▸ **The exercise**:
Transcribe the material exactly. Images do not belong in the copy.

··· Collected data ···

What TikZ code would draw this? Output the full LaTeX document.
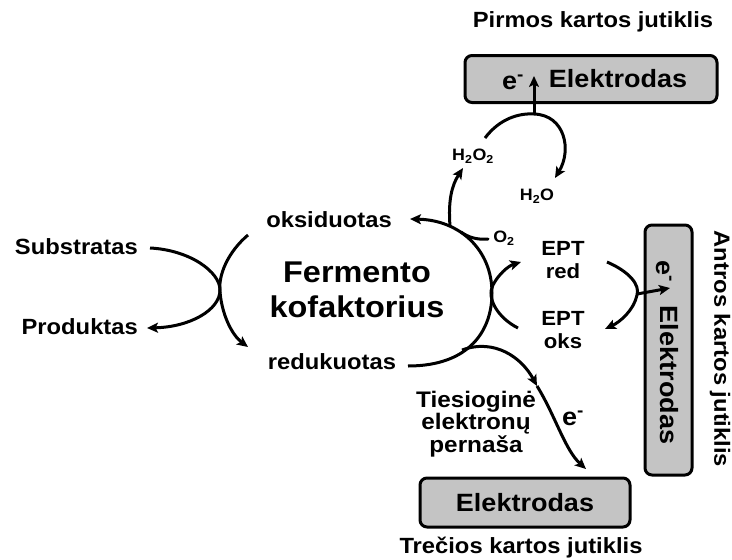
\documentclass[tikz,border=0pt]{standalone}
\usepackage{fontspec}
\setmainfont[FakeStretch=1.08]{Liberation Sans}
\usetikzlibrary{arrows.meta}
\definecolor{electrodegray}{HTML}{C4C4C4}
\tikzset{
  flowarrow/.style={-{Stealth[length=11pt,width=10pt,inset=2.5pt]}, line width=3pt},
  flowline/.style={line width=3pt, line cap=round},
  electrode/.style={draw, rounded corners=7pt, line width=3pt, fill=electrodegray},
  titletext/.style={font=\bfseries\fontsize{22}{24}\selectfont, inner sep=0pt},
  plaintext/.style={font=\bfseries\fontsize{22}{23}\selectfont, inner sep=0pt, align=center},
  epttext/.style={font=\bfseries\fontsize{20.5}{23}\selectfont, inner sep=0pt, align=center},
  chemtext/.style={font=\bfseries\fontsize{16.5}{19}\selectfont, inner sep=0pt},
  eltext/.style={font=\bfseries\fontsize{25}{27}\selectfont, inner sep=0pt},
  bigtext/.style={font=\bfseries\fontsize{30}{35}\selectfont, inner sep=0pt, align=center}
}

\begin{document}
\begin{tikzpicture}[x=1pt, y=-1pt]
  \useasboundingbox (0,0) rectangle (732,560);

  % first generation sensor
  \node[titletext] (pirmos) at (593,22) {Pirmos kartos jutiklis};
  \node[electrode, minimum width=252pt, minimum height=47pt] (elektrodA) at (591,79) {};
  \node[eltext] (elA) at (618,79) {Elektrodas};
  \node[eltext] (eA) at (513,82) {e\textsuperscript{-}};
  \node[chemtext] (hpo) at (473,156) {H\textsubscript{2}O\textsubscript{2}};
  \node[chemtext] (water) at (537,196) {H\textsubscript{2}O};
  \node[chemtext] (oxy) at (504,238) {O\textsubscript{2}};

  % second generation sensor
  \node[electrode, minimum width=47pt, minimum height=250pt] (elektrodB) at (668.5,350) {};
  \node[eltext, rotate=-90] (elB) at (669,375) {Elektrodas};
  \node[eltext, rotate=-90] (eB) at (664,271) {e\textsuperscript{-}};
  \node[titletext, rotate=-90] (antros) at (720,349) {Antros kartos jutiklis};
  \node[epttext] (eptred) at (563,260) {EPT\\red};
  \node[epttext] (eptoks) at (563,330) {EPT\\oks};

  % third generation sensor
  \node[electrode, minimum width=210pt, minimum height=49pt] (elektrodC) at (525,502.5) {};
  \node[eltext] (elC) at (525,503) {Elektrodas};
  \node[titletext] (treciosi) at (521,548) {Trečios kartos jutiklis};
  \node[plaintext, font=\bfseries\fontsize{22.5}{19}\selectfont] (tiesiogine) at (476,424) {Tiesioginė\\elektronų\\pernaša};
  \node[eltext] (eC) at (573,418) {e\textsuperscript{-}};

  % enzyme cofactor
  \node[bigtext] (kofaktorius) at (357,290) {Fermento\\kofaktorius};
  \node[plaintext] (oksid) at (329,220) {oksiduotas};
  \node[plaintext] (reduk) at (332,362) {redukuotas};
  \node[plaintext, anchor=east] (substr) at (138,247) {Substratas};
  \node[plaintext, anchor=east] (produkt) at (138,327) {Produktas};

  \coordinate (substrEnd) at (150,248);
  \coordinate (produktEnd) at (147,328);
  \coordinate (leftTop) at (248,235);
  \coordinate (leftBot) at (248,347);
  \coordinate (redukEnd) at (408,366);
  \coordinate (oksidEnd) at (410,219);
  \coordinate (fork) at (450,226);
  \coordinate (oxyEnd) at (488,239);
  \coordinate (hpoEnd) at (463,168);
  \coordinate (hpoStart) at (485,138);
  \coordinate (loopTop) at (534,114);
  \coordinate (waterEnd) at (555,178);
  \coordinate (eAtip) at (534,76);
  \coordinate (eptTop) at (521,262);
  \coordinate (eptBot) at (518,328);
  \coordinate (rightTop) at (607,262);
  \coordinate (rightBot) at (605,329);
  \coordinate (rightMid) at (637,294);
  \coordinate (eBtip) at (670,288);
  \coordinate (directStart) at (462,350);
  \coordinate (directMid) at (537,386);
  \coordinate (directEnd) at (586,469);

  % substrate -> product
  \draw[flowarrow] (substrEnd) .. controls (190,250) and (220,272) .. (220,290)
    .. controls (220,310) and (190,327) .. (produktEnd);
  \draw[flowarrow] (leftTop) .. controls (228,252) and (218,275) .. (220,292)
    .. controls (222,315) and (232,335) .. (leftBot);

  % cofactor cycle
  \draw[flowarrow] (redukEnd) .. controls (470,366) and (492,330) .. (492,293)
    .. controls (492,250) and (460,220) .. (oksidEnd);
  \draw[flowline] (oxyEnd) .. controls (476,240) and (468,237) .. (461,232);
  \draw[flowarrow] (fork) .. controls (448,200) and (452,185) .. (hpoEnd);
  \draw[flowarrow] (hpoStart) .. controls (500,118) and (520,113) .. (loopTop)
    .. controls (565,115) and (572,150) .. (waterEnd);
  \draw[flowarrow] (loopTop) -- (eAtip);

  % mediator
  \draw[flowarrow] (eptBot) .. controls (498,318) and (486,298) .. (493,285)
    .. controls (498,275) and (508,266) .. (eptTop);
  \draw[flowarrow] (rightTop) .. controls (630,272) and (640,285) .. (637,295)
    .. controls (634,310) and (620,322) .. (rightBot);
  \draw[flowarrow] (rightMid) -- (eBtip);

  % direct transfer
  \draw[flowarrow] (directStart) .. controls (495,338) and (522,358) .. (directMid);
  \draw[flowarrow] (directMid) .. controls (555,415) and (565,450) .. (directEnd);
\end{tikzpicture}
\end{document}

···

▸ **Complete output**:
What TikZ code would draw this? Output the full LaTeX document.
\documentclass[tikz,border=0pt]{standalone}
\usepackage{fontspec}
\setmainfont[FakeStretch=1.08]{Liberation Sans}
\usetikzlibrary{arrows.meta}
\definecolor{electrodegray}{HTML}{C4C4C4}
\tikzset{
  flowarrow/.style={-{Stealth[length=11pt,width=10pt,inset=2.5pt]}, line width=3pt},
  flowline/.style={line width=3pt, line cap=round},
  electrode/.style={draw, rounded corners=7pt, line width=3pt, fill=electrodegray},
  titletext/.style={font=\bfseries\fontsize{22}{24}\selectfont, inner sep=0pt},
  plaintext/.style={font=\bfseries\fontsize{22}{23}\selectfont, inner sep=0pt, align=center},
  epttext/.style={font=\bfseries\fontsize{20.5}{23}\selectfont, inner sep=0pt, align=center},
  chemtext/.style={font=\bfseries\fontsize{16.5}{19}\selectfont, inner sep=0pt},
  eltext/.style={font=\bfseries\fontsize{25}{27}\selectfont, inner sep=0pt},
  bigtext/.style={font=\bfseries\fontsize{30}{35}\selectfont, inner sep=0pt, align=center}
}

\begin{document}
\begin{tikzpicture}[x=1pt, y=-1pt]
  \useasboundingbox (0,0) rectangle (732,560);

  % first generation sensor
  \node[titletext] (pirmos) at (593,22) {Pirmos kartos jutiklis};
  \node[electrode, minimum width=252pt, minimum height=47pt] (elektrodA) at (591,79) {};
  \node[eltext] (elA) at (618,79) {Elektrodas};
  \node[eltext] (eA) at (513,82) {e\textsuperscript{-}};
  \node[chemtext] (hpo) at (473,156) {H\textsubscript{2}O\textsubscript{2}};
  \node[chemtext] (water) at (537,196) {H\textsubscript{2}O};
  \node[chemtext] (oxy) at (504,238) {O\textsubscript{2}};

  % second generation sensor
  \node[electrode, minimum width=47pt, minimum height=250pt] (elektrodB) at (668.5,350) {};
  \node[eltext, rotate=-90] (elB) at (669,375) {Elektrodas};
  \node[eltext, rotate=-90] (eB) at (664,271) {e\textsuperscript{-}};
  \node[titletext, rotate=-90] (antros) at (720,349) {Antros kartos jutiklis};
  \node[epttext] (eptred) at (563,260) {EPT\\red};
  \node[epttext] (eptoks) at (563,330) {EPT\\oks};

  % third generation sensor
  \node[electrode, minimum width=210pt, minimum height=49pt] (elektrodC) at (525,502.5) {};
  \node[eltext] (elC) at (525,503) {Elektrodas};
  \node[titletext] (treciosi) at (521,548) {Trečios kartos jutiklis};
  \node[plaintext, font=\bfseries\fontsize{22.5}{19}\selectfont] (tiesiogine) at (476,424) {Tiesioginė\\elektronų\\pernaša};
  \node[eltext] (eC) at (573,418) {e\textsuperscript{-}};

  % enzyme cofactor
  \node[bigtext] (kofaktorius) at (357,290) {Fermento\\kofaktorius};
  \node[plaintext] (oksid) at (329,220) {oksiduotas};
  \node[plaintext] (reduk) at (332,362) {redukuotas};
  \node[plaintext, anchor=east] (substr) at (138,247) {Substratas};
  \node[plaintext, anchor=east] (produkt) at (138,327) {Produktas};

  \coordinate (substrEnd) at (150,248);
  \coordinate (produktEnd) at (147,328);
  \coordinate (leftTop) at (248,235);
  \coordinate (leftBot) at (248,347);
  \coordinate (redukEnd) at (408,366);
  \coordinate (oksidEnd) at (410,219);
  \coordinate (fork) at (450,226);
  \coordinate (oxyEnd) at (488,239);
  \coordinate (hpoEnd) at (463,168);
  \coordinate (hpoStart) at (485,138);
  \coordinate (loopTop) at (534,114);
  \coordinate (waterEnd) at (555,178);
  \coordinate (eAtip) at (534,76);
  \coordinate (eptTop) at (521,262);
  \coordinate (eptBot) at (518,328);
  \coordinate (rightTop) at (607,262);
  \coordinate (rightBot) at (605,329);
  \coordinate (rightMid) at (637,294);
  \coordinate (eBtip) at (670,288);
  \coordinate (directStart) at (462,350);
  \coordinate (directMid) at (537,386);
  \coordinate (directEnd) at (586,469);

  % substrate -> product
  \draw[flowarrow] (substrEnd) .. controls (190,250) and (220,272) .. (220,290)
    .. controls (220,310) and (190,327) .. (produktEnd);
  \draw[flowarrow] (leftTop) .. controls (228,252) and (218,275) .. (220,292)
    .. controls (222,315) and (232,335) .. (leftBot);

  % cofactor cycle
  \draw[flowarrow] (redukEnd) .. controls (470,366) and (492,330) .. (492,293)
    .. controls (492,250) and (460,220) .. (oksidEnd);
  \draw[flowline] (oxyEnd) .. controls (476,240) and (468,237) .. (461,232);
  \draw[flowarrow] (fork) .. controls (448,200) and (452,185) .. (hpoEnd);
  \draw[flowarrow] (hpoStart) .. controls (500,118) and (520,113) .. (loopTop)
    .. controls (565,115) and (572,150) .. (waterEnd);
  \draw[flowarrow] (loopTop) -- (eAtip);

  % mediator
  \draw[flowarrow] (eptBot) .. controls (498,318) and (486,298) .. (493,285)
    .. controls (498,275) and (508,266) .. (eptTop);
  \draw[flowarrow] (rightTop) .. controls (630,272) and (640,285) .. (637,295)
    .. controls (634,310) and (620,322) .. (rightBot);
  \draw[flowarrow] (rightMid) -- (eBtip);

  % direct transfer
  \draw[flowarrow] (directStart) .. controls (495,338) and (522,358) .. (directMid);
  \draw[flowarrow] (directMid) .. controls (555,415) and (565,450) .. (directEnd);
\end{tikzpicture}
\end{document}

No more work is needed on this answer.